The brass has not ceased its harassment of anti-war soldiers.

Pvt. Joe Miles, one of the founders of GI’s United, has been shipped off to the Arctic circle, because he continued his organizing activities at Ft. Bragg after being transferred there from Ft. Jackson. His transfer will only mean the formation of the first GI United in Alaska.

Also, a new petition is circulating at Fort Jackson, carrying the identifying tag, “GIs United Against the War in Vietnam.”

GIs United is protesting the Army’s vindictive new attempt to discredit the Fort Jackson eight by court martialing Pvt. Tommy Wocidfin, 19, of Brooklyn, New York, one of the original black founders of the anti-war group.
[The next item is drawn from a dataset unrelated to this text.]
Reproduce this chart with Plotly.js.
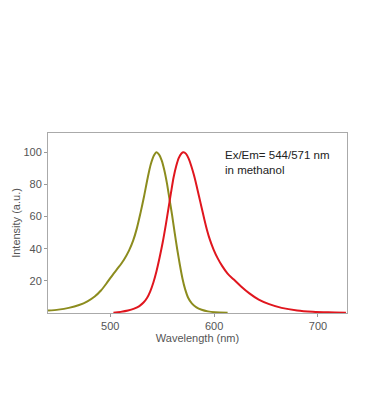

Woodfin is charged with assault (because he defended himself against a trainee whom the Army has dressed up as an NCO for the occasion) and with being AWOL on June 2.

For these alleged offenses he is now held under barracks arrest and will face a special court martial which can impose a sentence of six months in the stockade at hard labor. Tommy’s attorney is Howard Moore of Atlanta, who has already won one court martial acquittal for him.

In a speech played on the local radio General Hollingsworth noted that 3 to 4 thousand young Americans return home from Vietnam each month. He said these were exceptionally highly motivated young men. They had seen the face of terror, of totalitarianism. They now knew first hand about communism and that they would come back with that knowledge and add a new element to American life.

The rulers and functionaries of a decaying social system increasingly lose touch with reality as their bulwarks decompose. And the irony of Hollingsworth’s prediction is that in essence it is true.

But it is not communism these men are identifying as totalitarian. It is the Army and the system it both reflects and protects that these men are identifying as the enemy.

And what the general will never understand is that the heroic struggle the Vietnamese are waging to be free to construct their own society is a magnificent example for our American soldiers who will some day enter into that very same struggle here at home.